I definitely agree that people asking for random advice on YC about tiptoeing
in may be in trouble when problems occur, and they will occur early in the
startup.

I'm having the 2 month problems now. If I would have quit my job when I was
overly excited earlier in the journey I would be facing some seriously hard
times.

Goodluck :)

------
tptacek
I read this article for literally all of 5 seconds before getting pissed off.
The answer to this "question" is simple, but you can get 1500 word blog posts
voted up for it because nobody wants to hear the answer, which is (1) build a
viable startup, and then (2) quit your job. Or! If you're daring and an
extremely excellent salesperson, you can try (1) quitting your job and then
(2) starting a company.

If you need to think past either of these two strategies before "deciding"
whether to start a company, you're not going to start a company.

------
mixmax
Start-ups are a cut-throat business where very few succeed.
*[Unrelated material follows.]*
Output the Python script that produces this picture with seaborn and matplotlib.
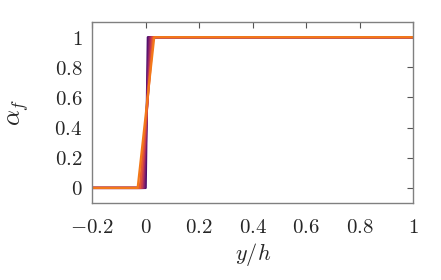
import numpy as np
import pandas as pd
import matplotlib
matplotlib.use("Agg")
import matplotlib.pyplot as plt
import seaborn as sns

# step profiles of alpha_f over y/h, one per time level
x_left = -0.2
x_right = 1.0
step_start = [0.000, -0.004, -0.008, -0.012, -0.016, -0.022, -0.030]
step_end = [0.008, 0.012, 0.016, 0.020, 0.024, 0.028, 0.032]
alpha_low = 0.0
alpha_high = 1.0

rows = []
for i, (s0, s1) in enumerate(zip(step_start, step_end)):
    for x, a in [(x_left, alpha_low), (s0, alpha_low), (s1, alpha_high), (x_right, alpha_high)]:
        rows.append({"y/h": x, "alpha": a, "run": i})
df = pd.DataFrame(rows)

sns.set_style("white")
plt.rcParams['mathtext.fontset'] = 'cm'
plt.rcParams['font.family'] = ['DejaVu Serif']

cmap = plt.get_cmap("inferno")
palette = [cmap(v) for v in np.linspace(0.22, 0.70, len(step_start))]

fig, ax = plt.subplots(figsize=(4.41, 2.80), dpi=100)
sns.lineplot(data=df, x="y/h", y="alpha", hue="run", palette=palette,
             linewidth=1.6, legend=False, sort=False, ax=ax, estimator=None)

ax.set_xlim(-0.2, 1.0)
ax.set_ylim(-0.1, 1.1)
xt = [-0.2, 0, 0.2, 0.4, 0.6, 0.8, 1]
yt = [0, 0.2, 0.4, 0.6, 0.8, 1]
ax.set_xticks(xt)
ax.set_yticks(yt)
ax.set_xticklabels([f"${v:g}$" for v in xt], fontsize=15)
ax.set_yticklabels([f"${v:g}$" for v in yt], fontsize=15)
ax.tick_params(direction="in", top=True, right=True, length=4, width=0.8,
               color="#555555")
ax.tick_params(axis="x", pad=11)
ax.tick_params(axis="y", pad=7)
for sp in ax.spines.values():
    sp.set_color("#808080")
    sp.set_linewidth(1.0)

ax.set_xlabel(r"$y/h$", fontsize=16, labelpad=3)
ax.set_ylabel(r"$\alpha_f$", fontsize=18, labelpad=17)

fig.subplots_adjust(left=0.209, right=0.937, top=0.921, bottom=0.275)
fig.savefig("out.png", dpi=100)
The less serious
you are about it, the greater the chance that you will fail. And to be frank,
working on your startup in weekends probably won't get you ahead of the pack.

If you want to do a successful startup I think that you it needs all your
attention.

------
mattmaroon
Does this guy have any credibility? He sure doesn't speak as if his rant is
mere conjecture, yet doesn't have any supporting data or even anecdotes. As
far as I can tell from the about page, he's a guy with a flaming turd of a
startup telling other people how to be successful.

This article seems to be mainly about how to not succeed.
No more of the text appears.